His parents were in Israel and, after a night of - I'll spare you the details - the doorbell rings and it was his cleaning lady, who in theory was told not to come because his parents weren't there. And then, my dear boyfriend CLOSES ME INSIDE THE CLOSET.
Without any explanation, you can imagine how I was feeling. I was in that closet for over 1 AND A HALF HOURS, trying to find a logical explanation to this incredible situation. Finally, the cleaning lady leaves and the first true, and tiring, conversation about religion begins.
This man "forgot" to specify to me that I could not meet his family, so yeah, so cute of him to wait until his parents left the country to invite me to Paris. He was hiding me!
In that (lively) discussion, I understood a lot of things:
1) I could never meet his family because I'm not Jewish
2) Even worse, I'm an atheist
3) We could never have a future together because our children wouldn't be Jewish, as I would have interrupted the lineage (it's the mother to pass down the title, not the father)
4) Jewish men cannot accept having not Jewish children because after the extermination of the Jewish population in the war their culture focuses of repopulating their heritage.
That's when I understood that I would remain hidden forever. But, even when he was madly in love with me, he'd still try to include me in his life in adverse ways. He'd bring me to his old family homes and, although it was banned, he'd put me in contact with people in his network, within limits. And I kept falling for it. And being okay with this lifestyle. Fucking love...

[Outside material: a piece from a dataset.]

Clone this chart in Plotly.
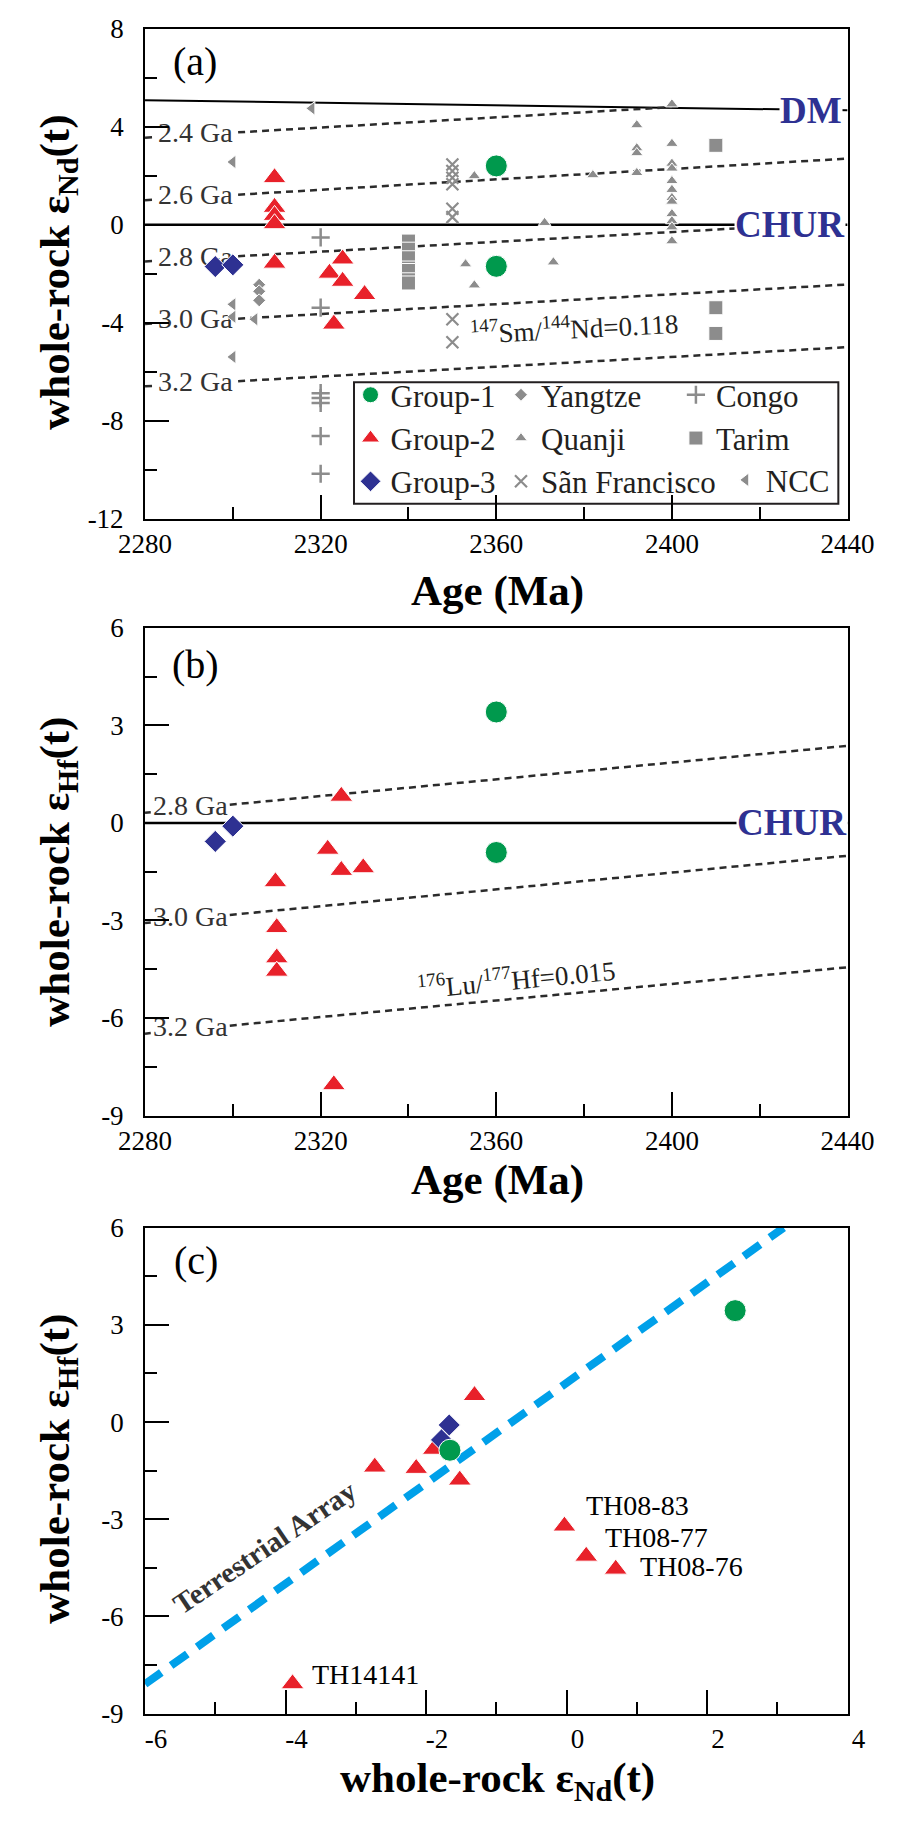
import plotly.graph_objects as go

# ---------------- panel (a): whole-rock eNd(t) vs age ----------------
g1_age_a = [2360, 2360]
g1_nd_a = [2.40, -1.70]
g2_age_a = [2309.5, 2309.5, 2309.5, 2309.5, 2309.5, 2325, 2322, 2325, 2330, 2323]
g2_nd_a = [1.92, 0.71, 0.38, 0.04, -1.57, -1.40, -1.98, -2.31, -2.85, -4.06]
g3_age_a = [2296, 2300]
g3_nd_a = [-1.71, -1.64]

yangtze_age = [2306, 2306, 2306]
yangtze_nd = [-2.45, -2.72, -3.09]
quanji_age = [2355, 2353, 2355, 2371, 2373, 2382, 2392, 2392, 2392, 2392,
              2400, 2400, 2400, 2400, 2400, 2400, 2400, 2400, 2400, 2400, 2400, 2400]
quanji_nd = [1.99, -1.61, -2.47, 0.08, -1.53, 2.03, 4.07, 3.13, 2.93, 2.12,
             4.92, 3.31, 2.50, 2.30, 1.79, 1.43, 1.10, 0.95, 0.44, 0.15, -0.10, -0.67]
sf_age = [2350, 2350, 2350, 2350, 2350, 2350, 2350, 2350]
sf_nd = [2.46, 2.19, 1.92, 1.65, 0.65, 0.31, -3.86, -4.80]
congo_age = [2320, 2320, 2320, 2320, 2320, 2320, 2320]
congo_nd = [-0.52, -3.39, -6.88, -7.08, -7.28, -8.63, -10.17]
tarim_age = [2340, 2340, 2340, 2340, 2340, 2340, 2340, 2410, 2410, 2410]
tarim_nd = [-0.67, -1.00, -1.35, -1.77, -1.87, -2.25, -2.38, 3.24, -3.39, -4.44]
ncc_age = [2318, 2300, 2300, 2300, 2305, 2300]
ncc_nd = [4.75, 2.56, -3.25, -3.76, -3.86, -5.40]

# reference lines panel (a)
age_span = [2280, 2440]
dm_nd = [5.08, 4.67]
chur_line = [0, 0]
tdm_labels_a = ["2.4 Ga", "2.6 Ga", "2.8 Ga", "3.0 Ga", "3.2 Ga"]
tdm_age_a = [[2280, 2400], [2280, 2440], [2280, 2440], [2280, 2440], [2280, 2440]]
tdm_nd_a = [[3.55, 4.80], [1.00, 2.70], [-1.50, 0.10], [-4.05, -2.44], [-6.60, -5.00]]

# ---------------- panel (b): whole-rock eHf(t) vs age ----------------
g1_age_b = [2360, 2360]
g1_hf_b = [3.41, -0.91]
g2_age_b = [2324.7, 2321.6, 2324.7, 2329.7, 2309.7, 2310, 2310, 2310, 2323]
g2_hf_b = [0.82, -0.81, -1.46, -1.38, -1.81, -3.22, -4.15, -4.56, -8.05]
g3_age_b = [2296, 2300]
g3_hf_b = [-0.57, -0.10]
tdm_labels_b = ["2.8 Ga", "3.0 Ga", "3.2 Ga"]
tdm_hf_b = [[0.31, 2.37], [-3.08, -1.01], [-6.48, -4.44]]

# ---------------- panel (c): eHf(t) vs eNd(t) ----------------
g1_nd_c = [2.40, -1.66]
g1_hf_c = [3.44, -0.87]
g2_nd_c = [-3.90, -2.73, -2.14, -1.89, -1.52, -1.31, -0.03, 0.28, 0.70]
g2_hf_c = [-8.08, -1.39, -1.43, -0.84, -1.79, 0.82, -3.21, -4.14, -4.54]
g3_nd_c = [-1.78, -1.67]
g3_hf_c = [-0.55, -0.09]
ta_nd = [-6.0, 3.09]
ta_hf = [-8.09, 6.0]
sample_labels = ["TH14141", "TH08-83", "TH08-77", "TH08-76"]
sample_nd = [-3.65, 0.25, 0.52, 1.02]
sample_hf = [-7.80, -2.58, -3.56, -4.47]

# ticks
age_ticks = [2280, 2320, 2360, 2400, 2440]
age_ticktext = ["2280", "2320", "2360", "2400", "2440"]
age_minor = [2300, 2340, 2380, 2420]
nd_ticks_a = [-12, -8, -4, 0, 4, 8]
nd_ticktext_a = ["-12", "-8", "-4", "0", "4", "8"]
nd_minor_a = [-10, -6, -2, 2, 6]
hf_ticks = [-9, -6, -3, 0, 3, 6]
hf_ticktext = ["-9", "-6", "-3", "0", "3", "6"]
hf_minor = [-7.5, -4.5, -1.5, 1.5, 4.5]
nd_ticks_c = [-6, -4, -2, 0, 2, 4]
nd_ticktext_c = ["-6", "-4", "-2", "0", "2", "4"]
nd_minor_c = [-5, -3, -1, 1, 3]

# ---------------- styling ----------------
W, H = 907, 1824
FONT = "Liberation Serif"
GRAY = "#8c8c8c"
RED = "#e8212a"
GREEN = "#00994d"
BLUE = "#2e3192"
DASHC = "#2b2b2b"
TXT = "#231f20"

fig = go.Figure()


def interp(x, xs, ys):
    return ys[0] + (ys[1] - ys[0]) * (x - xs[0]) / (xs[1] - xs[0])


def add_line(xs, ys, ax, color="black", width=2, dash="solid"):
    fig.add_trace(go.Scatter(x=xs, y=ys, mode="lines", xaxis=ax[0], yaxis=ax[1],
                             line=dict(color=color, width=width, dash=dash),
                             showlegend=False, hoverinfo="skip"))


def add_model_line(xs, ys, gap, label, ax):
    g0, g1 = gap
    lx = [xs[0], g0, None, g1, xs[1]]
    ly = [ys[0], interp(g0, xs, ys), None, interp(g1, xs, ys), ys[1]]
    fig.add_trace(go.Scatter(x=lx, y=ly, mode="lines", xaxis=ax[0], yaxis=ax[1],
                             line=dict(color=DASHC, width=2.5, dash="7px,5px"),
                             connectgaps=False, showlegend=False, hoverinfo="skip"))
    xm = (g0 + g1) / 2
    fig.add_trace(go.Scatter(x=[xm], y=[interp(xm, xs, ys)], mode="text", text=[label],
                             textposition="middle center", xaxis=ax[0], yaxis=ax[1],
                             textfont=dict(family=FONT, size=28, color="#333333"),
                             showlegend=False, hoverinfo="skip"))


def add_pts(x, y, name, sym, color, size, ax, legend=None, lw=1.0, lc="white"):
    kw = {}
    if legend is not None:
        kw["legend"] = legend
        kw["showlegend"] = True
    else:
        kw["showlegend"] = False
    fig.add_trace(go.Scatter(x=x, y=y, mode="markers", name=name, xaxis=ax[0], yaxis=ax[1],
                             marker=dict(symbol=sym, color=color, size=size,
                                         line=dict(color=lc, width=lw)),
                             hoverinfo="skip", **kw))


A = ("x", "y")
B = ("x2", "y2")
C = ("x3", "y3")

# ---- panel (a) lines
add_line(age_span, dm_nd, A, width=2)
add_line(age_span, chur_line, A, width=2.5)
for lab, xs, ys in zip(tdm_labels_a, tdm_age_a, tdm_nd_a):
    add_model_line(xs, ys, (2281.7, 2301.2), lab, A)

# ---- panel (a) points
add_pts(yangtze_age, yangtze_nd, "Yangtze", "diamond", GRAY, 10, A, legend="legend2")
add_pts(quanji_age, quanji_nd, "Quanji", "triangle-up", GRAY, 11, A, legend="legend2")
add_pts(sf_age, sf_nd, "Sãn Francisco", "x-thin", GRAY, 12, A, legend="legend2", lw=2.2, lc=GRAY)
add_pts(congo_age, congo_nd, "Congo", "cross-thin", GRAY, 13, A, legend="legend3", lw=2.5, lc=GRAY)
add_pts(tarim_age, tarim_nd, "Tarim", "square", GRAY, 14, A, legend="legend3")
add_pts(ncc_age, ncc_nd, "NCC", "triangle-left", GRAY, 12, A, legend="legend4")
add_pts(g1_age_a, g1_nd_a, "Group-1", "circle", GREEN, 22, A, legend="legend")
add_pts(g2_age_a, g2_nd_a, "Group-2", "triangle-up", RED, 20, A, legend="legend")
add_pts(g3_age_a, g3_nd_a, "Group-3", "diamond", BLUE, 17, A, legend="legend")

# ---- panel (b)
add_line(age_span, chur_line, B, width=2.5)
for lab, ys in zip(tdm_labels_b, tdm_hf_b):
    add_model_line(age_span, ys, (2281.3, 2299.3), lab, B)
add_pts(g1_age_b, g1_hf_b, "Group-1", "circle", GREEN, 22, B)
add_pts(g2_age_b, g2_hf_b, "Group-2", "triangle-up", RED, 20, B)
add_pts(g3_age_b, g3_hf_b, "Group-3", "diamond", BLUE, 17, B)

# ---- panel (c)
add_line(ta_nd, ta_hf, C, color="#00a0e9", width=8, dash="20px,12px")
add_pts(g2_nd_c, g2_hf_c, "Group-2", "triangle-up", RED, 20, C)
add_pts(g3_nd_c, g3_hf_c, "Group-3", "diamond", BLUE, 17, C)
add_pts(g1_nd_c, g1_hf_c, "Group-1", "circle", GREEN, 22, C)

# ---------------- axes ----------------
X0, X1 = 125.5, 872.5
doms = {"a": (14, 512), "b": (623, 1119), "c": (1233, 1727)}


def ydom(k):
    t, b = doms[k]
    return [1 - b / H, 1 - t / H]


def axis(rng, dom, tv, tt, mv, anchor, shift=0, standoff=0):
    d = dict(range=rng, domain=dom, anchor=anchor, showline=True, linecolor="black",
             linewidth=2, mirror=True, ticks="inside", ticklen=24, tickwidth=2,
             tickcolor="black", showgrid=False, zeroline=False, tickmode="array",
             tickvals=tv, ticktext=tt, ticklabelstandoff=standoff,
             tickfont=dict(family=FONT, size=27, color="black"),
             minor=dict(tickmode="array", tickvals=mv, ticks="inside", ticklen=12,
                        tickwidth=2, tickcolor="black", showgrid=False))
    if shift:
        d["ticklabelshift"] = shift
    return d


xdom = [X0 / W, X1 / W]
layout_axes = dict(
    xaxis=axis([2280, 2440], xdom, age_ticks, age_ticktext, age_minor, "y"),
    yaxis=axis([-12, 8], ydom("a"), nd_ticks_a, nd_ticktext_a, nd_minor_a, "x", standoff=14),
    xaxis2=axis([2280, 2440], xdom, age_ticks, age_ticktext, age_minor, "y2"),
    yaxis2=axis([-9, 6], ydom("b"), hf_ticks, hf_ticktext, hf_minor, "x2", standoff=14),
    xaxis3=axis([-6, 4], xdom, nd_ticks_c, nd_ticktext_c, nd_minor_c, "y3", shift=11),
    yaxis3=axis([-9, 6], ydom("c"), hf_ticks, hf_ticktext, hf_minor, "x3", standoff=14),
)

# ---------------- annotations ----------------
ann = []


def pann(text, px, py, size, bold=False, angle=0, color="black"):
    ann.append(dict(text=("<b>%s</b>" % text) if bold else text, x=px / W, y=1 - py / H,
                    xref="paper", yref="paper", showarrow=False, xanchor="center",
                    yanchor="middle", textangle=angle,
                    font=dict(family=FONT, size=size, color=color)))


# axis titles
pann("Age (Ma)", 500, 586, 43, bold=True)
pann("Age (Ma)", 500, 1184, 43, bold=True)
pann("whole-rock ε<sub>Nd</sub>(t)", 500, 1796, 43, bold=True)
pann("whole-rock ε<sub>Nd</sub>(t)", 33, 262, 43, bold=True, angle=-90)
pann("whole-rock ε<sub>Hf</sub>(t)", 33, 871, 43, bold=True, angle=-90)
pann("whole-rock ε<sub>Hf</sub>(t)", 33, 1478, 43, bold=True, angle=-90)


def dann(text, x, y, xr, yr, size, color=TXT, bold=False, angle=0, xanchor="center", bg=None):
    d = dict(text=("<b>%s</b>" % text) if bold else text, x=x, y=y, xref=xr, yref=yr,
             showarrow=False, xanchor=xanchor, yanchor="middle", textangle=angle,
             font=dict(family=FONT, size=size, color=color))
    if bg:
        d["bgcolor"] = bg
        d["borderpad"] = 0
    ann.append(d)


dann("(a)", 2291.3, 6.68, "x", "y", 40, color="black")
dann("(b)", 2291.4, 4.87, "x2", "y2", 40, color="black")
dann("(c)", -5.27, 5.0, "x3", "y3", 40, color="black")
dann("DM", 2431.7, 4.68, "x", "y", 37, color=BLUE, bold=True, bg="white")
dann("CHUR", 2427.0, 0.0, "x", "y", 37, color=BLUE, bold=True, bg="white")
dann("CHUR", 2427.3, 0.0, "x2", "y2", 37, color=BLUE, bold=True, bg="white")
dann("<sup>147</sup>Sm/<sup>144</sup>Nd=0.118", 2377.8, -4.17, "x", "y", 27, angle=-3)
dann("<sup>176</sup>Lu/<sup>177</sup>Hf=0.015", 2364.5, -4.78, "x2", "y2", 27, angle=-5.5)
dann("Terrestrial Array", -4.29, -3.87, "x3", "y3", 29, color="#333333", bold=True, angle=-34)
for lab, xv, yv in zip(sample_labels, sample_nd, sample_hf):
    dann(lab, xv, yv, "x3", "y3", 28, color="black", xanchor="left")

# ---------------- legends ----------------
LEG_FS = 31
LEG_PITCH = LEG_FS * 1.3 + 3
LEG_TOP = 359


def legend(px, top=LEG_TOP):
    return dict(x=px / W, y=1 - top / H, xanchor="left", yanchor="top",
                orientation="v", bgcolor="rgba(0,0,0,0)", borderwidth=0,
                font=dict(family=FONT, size=LEG_FS, color=TXT), tracegroupgap=0,
                itemclick=False, itemdoubleclick=False)


shapes = [dict(type="rect", xref="paper", yref="paper", x0=347.7 / W, x1=862.7 / W,
               y0=1 - 497 / H, y1=1 - 373.3 / H, line=dict(color=TXT, width=2),
               fillcolor="white", layer="below")]

fig.update_layout(
    width=W, height=H, autosize=False,
    margin=dict(l=0, r=0, t=0, b=0),
    paper_bgcolor="white", plot_bgcolor="white",
    annotations=ann, shapes=shapes,
    legend=legend(344), legend2=legend(504), legend3=legend(690),
    legend4=legend(743, LEG_TOP + 2 * LEG_PITCH),
    hovermode=False,
    **layout_axes,
)

fig.write_html("out.html")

Finally, let's get to the exhausting part of the conversation. Man, at some point I was willing to convert. But he'd always say that "he doesn't want to be with a woman who converted only for love" and I'd think "what a profound, deep man". And instead, this was just another prelude to the obvious fact that he already knew that we would break up eventually. He'd say that his whole family would not view a converted Jew as a true Jew, and so? What was I thinking in that moment? I don't know what I was expecting.
H: But were his friends Jewish or would he hang out with whoever?
L: When I met him, none of his friends were Jewish and, a bit like me, nobody worried about his religious beliefs. Everything changed after he came back from Israel. He started kissing the Torah on the door before walking into the house, he'd stay away from German people, he was afraid...
H: In regards to women, instead, would you feel threatened or defected compared to other Jewish women?
L: As I mentioned before, in the first phase of falling in love no, I didn't give a damn. I didn't even realize that he was Jewish, for me there was no difference between us. It was after that damn trip that I started to feel threatened. And not just because Israeli women are hot as fuck, but more for the fact that I knew that he could find his perfect match there for him, a woman with whom he could have a future.
I'll never forget one time he told me "my mom expressed her desire to eat pasta allo scoglio for her birthday, but my father won't allow it" and I thought "fuck, how do I react to something so obvious and banal to me?" So when other girls, unlike me, could take dilemmas like this seriously I'd start to worry. I tried to deduce some logical reasoning, tried to tell him why it wouldn't have been so absurd: now there are refrigerators, shellfish doesn't kill you. But unfortunately when you don't share something with someone, you don't share it, and we couldn't find each other in certain things.
H: Aside from feeling at 'fault', did the feeling of not being Jewish ever made you feel wrong?
L: Initially no, in fact, I almost felt cool. For him I was a kind of 'exotic creature', his guilty pleasure. At first, I could afford to laugh at something like the pasta allo scoglio thing, and he liked that I laughed at it. However, let's consider that I too come from a very bulky and present family so I know how to laugh, to adapt, without seeming like I was making fun of it - and I really was not.
But then, yes, eventually it made me feel very wrong. Not that these things weren't there at first, but I didn't notice them or give them any weight. In regards to my body, especially, my sacred and untouchable temple, he made me feel really bad, like no one else has ever made me feel in my life. Starting from the most simple things like tattoos - with which I had deconsecrated my body with rendering it impure - to the time that I couldn't put on lipstick anymore when I would go out, all the way to the time when we were breaking up and he admitted that he could have never been with - and presented to his family - someone who wears a tight shirt when they go out to make themselves be seen, who pees between cars, who talk and flirts with random men - these weren't even the actual words he used, you don't want to hear the real ones.
Also, I'd start to notice more and more moments to which I had never really paid attention to or given any weight, I'd almost consider them as 'gallantry': on every trip, in every place we've been, I couldn't hold on to money. In Jewish customs, the mother commands but it's the father that retains the economic and financial power of the family. And that's how it was, but how could I know that then?
One day, actually, I introduced him to my female cousins and as we were on our way to the bar we (obviously) got him a drink too. He felt so 'offended' that some women had bought his drink that he took my brother, went back to the same bar, and came back with 24 DRINKS! He had to spend at least four times the amount we paid to fix the situation.
H: Wow… I don't know if this is only your personal experience that's been so heavy or if this relates to any other relationships, but I thank you for sharing with us this story. Do you think it can be 'generalized' or that a lot of these facts revolve around this specific case?
L: I think if people are able to reach a compromise - Jewish or not- it's fine. The problem with us was that I was with a person who was not able to do so, and he made me understand that in a very harsh way. I don't know if all this 'discipline' was dictated by religion but in either case, it's an experience that I would never repeat - like anything, after all - it doesn't mean anything if you can't carry it out in a 'civil' manner, sharing what you can and accepting what you cannot.